Beyond validation, the dissertation tackles real‑time implementation, a critical step for clinical adoption. Since MT‑SST traditionally requires batch processing, the author designs a blending operator based on B‑splines to interpolate uneven R‑R intervals into a continuous signal suitable for online analysis. The operator combines local polynomial interpolation with a global smoothing kernel, enabling a causal, low‑latency (≈200 ms) computation of the tvPS and thus the NRR index. Preliminary tests on a 1 kHz sampled ECG stream demonstrated feasible real‑time performance on a standard workstation.

The work acknowledges several limitations: reliance on accurate R‑peak detection (errors propagate to NRR), focus on inhalational anesthetic (sevoflurane) and surgical incision as the primary stimulus, and the computational load of MT‑SST which may require hardware acceleration for embedded monitor integration. Future directions proposed include extending validation to intravenous agents, pediatric and geriatric populations, and optimizing the algorithm for FPGA or GPU platforms.

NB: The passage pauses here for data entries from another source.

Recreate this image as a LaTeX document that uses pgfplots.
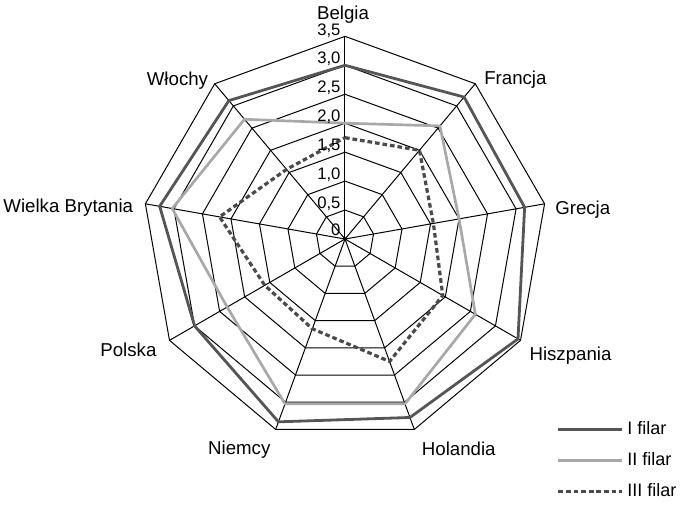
\documentclass[border=0pt]{standalone}
\usepackage{fontspec}
\setmainfont{Liberation Sans}
\usepackage{pgfplots}
\pgfplotsset{compat=1.18}
\usepgfplotslibrary{polar}
\definecolor{cI}{HTML}{555555}
\definecolor{cII}{HTML}{A8A8A8}
\definecolor{cIII}{HTML}{4A4A4A}
\begin{document}
\begin{tikzpicture}
\path[use as bounding box] (-258.75pt,-198.75pt) rectangle (251.25pt,179.25pt);
\begin{polaraxis}[
  at={(0pt,0pt)}, anchor=center,
  width=304pt, height=304pt, scale only axis,
  ymin=0, ymax=3.5,
  axis line style={draw=none},
  xtick=\empty, ytick=\empty,
  clip=false,
  legend style={at={(1.022,0.058)}, anchor=north west, draw=none, fill=none,
    inner sep=0pt, row sep=7pt, font=\fontsize{13.5}{15}\selectfont,
    nodes={inner sep=2.5pt}},
  legend cell align=left,
  legend image code/.code={\draw[#1] (0pt,0pt) -- (48pt,0pt);},
]
% grid rings
\addplot[black, line width=0.75pt, forget plot] coordinates {(90,0.5) (50,0.5) (10,0.5) (-30,0.5) (-70,0.5) (-110,0.5) (-150,0.5) (170,0.5) (130,0.5) (90,0.5)};
\addplot[black, line width=0.75pt, forget plot] coordinates {(90,1.0) (50,1.0) (10,1.0) (-30,1.0) (-70,1.0) (-110,1.0) (-150,1.0) (170,1.0) (130,1.0) (90,1.0)};
\addplot[black, line width=0.75pt, forget plot] coordinates {(90,1.5) (50,1.5) (10,1.5) (-30,1.5) (-70,1.5) (-110,1.5) (-150,1.5) (170,1.5) (130,1.5) (90,1.5)};
\addplot[black, line width=0.75pt, forget plot] coordinates {(90,2.0) (50,2.0) (10,2.0) (-30,2.0) (-70,2.0) (-110,2.0) (-150,2.0) (170,2.0) (130,2.0) (90,2.0)};
\addplot[black, line width=0.75pt, forget plot] coordinates {(90,2.5) (50,2.5) (10,2.5) (-30,2.5) (-70,2.5) (-110,2.5) (-150,2.5) (170,2.5) (130,2.5) (90,2.5)};
\addplot[black, line width=0.75pt, forget plot] coordinates {(90,3.0) (50,3.0) (10,3.0) (-30,3.0) (-70,3.0) (-110,3.0) (-150,3.0) (170,3.0) (130,3.0) (90,3.0)};
\addplot[black, line width=0.75pt, forget plot] coordinates {(90,3.5) (50,3.5) (10,3.5) (-30,3.5) (-70,3.5) (-110,3.5) (-150,3.5) (170,3.5) (130,3.5) (90,3.5)};
% spokes
\addplot[black, line width=0.75pt, forget plot] coordinates {(90,0) (90,3.5)};
\addplot[black, line width=0.75pt, forget plot] coordinates {(50,0) (50,3.5)};
\addplot[black, line width=0.75pt, forget plot] coordinates {(10,0) (10,3.5)};
\addplot[black, line width=0.75pt, forget plot] coordinates {(-30,0) (-30,3.5)};
\addplot[black, line width=0.75pt, forget plot] coordinates {(-70,0) (-70,3.5)};
\addplot[black, line width=0.75pt, forget plot] coordinates {(-110,0) (-110,3.5)};
\addplot[black, line width=0.75pt, forget plot] coordinates {(-150,0) (-150,3.5)};
\addplot[black, line width=0.75pt, forget plot] coordinates {(170,0) (170,3.5)};
\addplot[black, line width=0.75pt, forget plot] coordinates {(130,0) (130,3.5)};
\addplot[black, only marks, mark=*, mark size=1.3pt, forget plot] coordinates {(0,0)};
% data
\addplot[cI, line width=2.1pt, line join=round] coordinates {(90,3.0) (50,3.2) (10,3.15) (-30,3.45) (-70,3.28) (-110,3.36) (-150,3.0) (170,3.25) (130,3.12) (90,3.0)};
\addlegendentry{I filar}
\addplot[cII, line width=2pt, line join=round] coordinates {(90,2.0) (50,2.55) (10,2.0) (-30,2.6) (-70,3.03) (-110,3.03) (-150,2.35) (170,3.03) (130,2.7) (90,2.0)};
\addlegendentry{II filar}
\addplot[cIII, line width=2.4pt, dash pattern=on 3.5pt off 2.2pt] coordinates {(90,1.75) (50,2.0) (10,1.55) (-30,1.95) (-70,2.25) (-110,1.65) (-150,1.6) (170,2.2) (130,1.57) (90,1.75)};
\addlegendentry{III filar}
% category labels
\begin{scope}[every node/.style={font=\fontsize{14}{16}\selectfont, inner sep=0pt}]
\node[anchor=base] at ([shift={(-1.5pt,164.5pt)}]axis cs:0,0) {Belgia};
\node[anchor=base west] at ([shift={(104.25pt,116pt)}]axis cs:0,0) {Francja};
\node[anchor=base west] at ([shift={(157.5pt,18.75pt)}]axis cs:0,0) {Grecja};
\node[anchor=base west] at ([shift={(138.2pt,-90.75pt)}]axis cs:0,0) {Hiszpania};
\node[anchor=base west] at ([shift={(57.5pt,-162pt)}]axis cs:0,0) {Holandia};
\node[anchor=base east] at ([shift={(-55.75pt,-161.25pt)}]axis cs:0,0) {Niemcy};
\node[anchor=base east] at ([shift={(-141.25pt,-88.25pt)}]axis cs:0,0) {Polska};
\node[anchor=base east] at ([shift={(-158.75pt,20pt)}]axis cs:0,0) {Wielka Brytania};
\node[anchor=base east] at ([shift={(-102.5pt,115.5pt)}]axis cs:0,0) {Włochy};
\end{scope}
% radial tick labels
\begin{scope}[every node/.style={font=\fontsize{12.5}{14}\selectfont, inner sep=0pt, anchor=base east}]
\node at ([shift={(-3.2pt,2.5pt)}]axis cs:90,0) {0};
\node at ([shift={(-3.2pt,1pt)}]axis cs:90,0.5) {0,5};
\node at ([shift={(-3.2pt,1pt)}]axis cs:90,1.0) {1,0};
\node at ([shift={(-3.2pt,1pt)}]axis cs:90,1.5) {1,5};
\node at ([shift={(-3.2pt,1pt)}]axis cs:90,2.0) {2,0};
\node at ([shift={(-3.2pt,1pt)}]axis cs:90,2.5) {2,5};
\node at ([shift={(-3.2pt,1pt)}]axis cs:90,3.0) {3,0};
\node at ([shift={(-3.2pt,0.5pt)}]axis cs:90,3.5) {3,5};
\end{scope}
\end{polaraxis}
\end{tikzpicture}
\end{document}
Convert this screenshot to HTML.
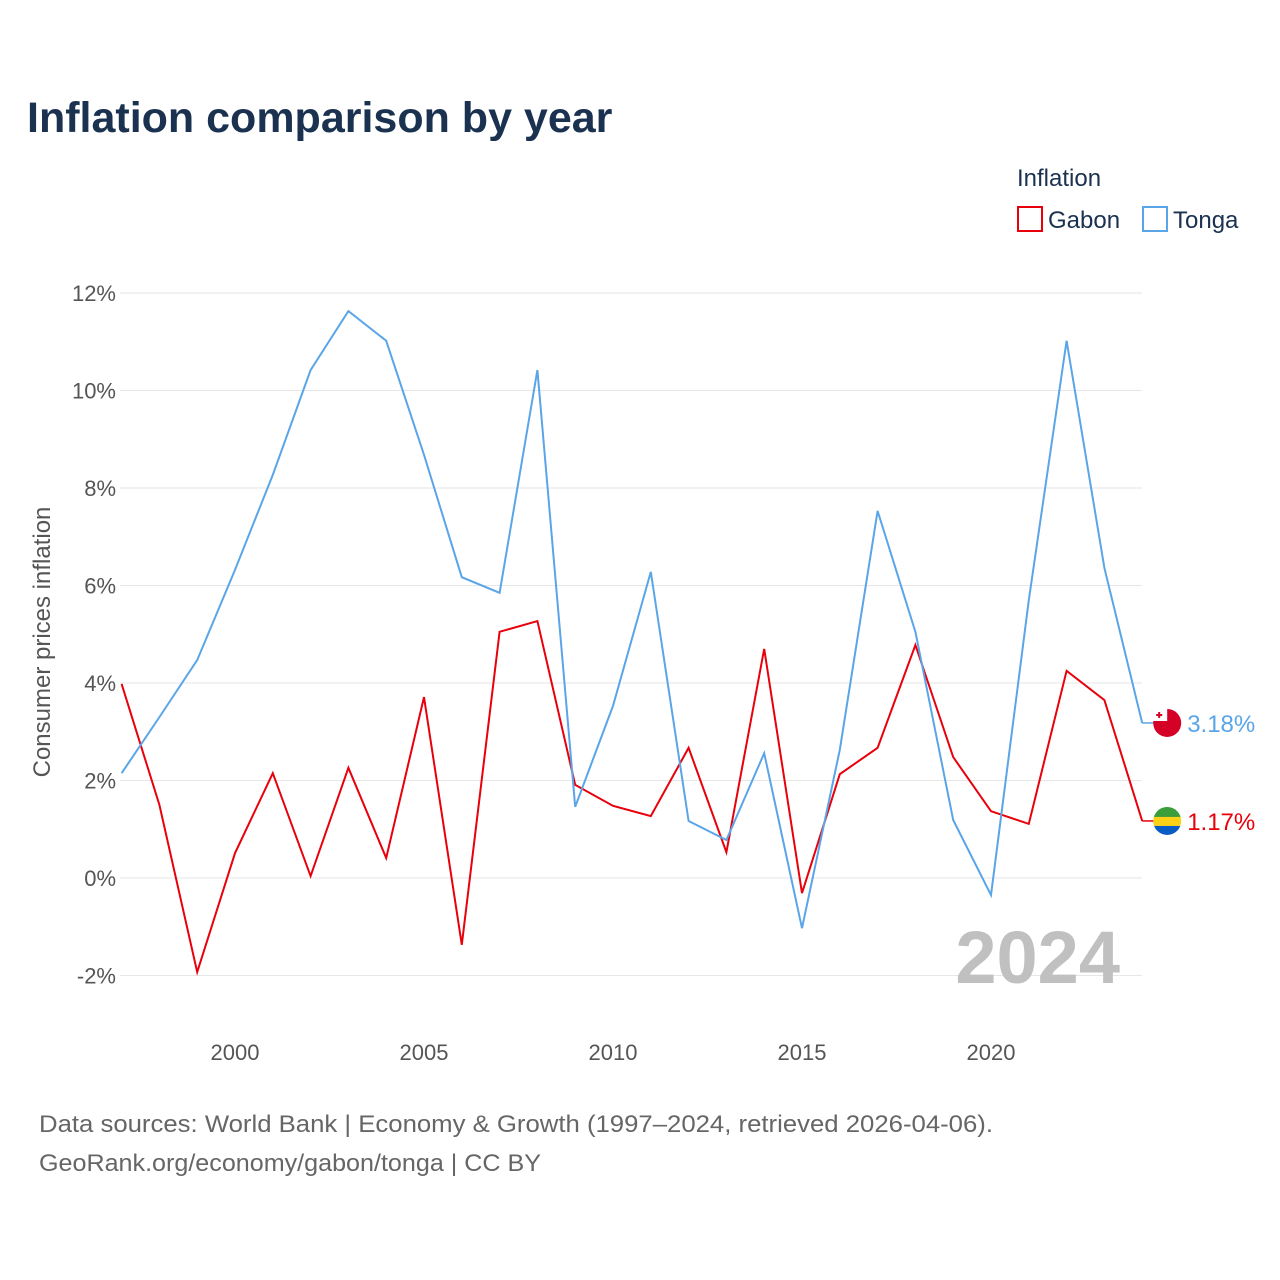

In conclusion, Lin’s dissertation introduces a theoretically sound, physiologically motivated, and empirically validated metric—NRR—that captures a subtle autonomic signature of anesthetic depth and nociceptive events. By coupling an adaptive harmonic representation with multitaper synchrosqueezing, the study bridges signal‑processing advances and clinical anesthesia monitoring, offering a pathway toward richer, real‑time patient state assessment in the operating room.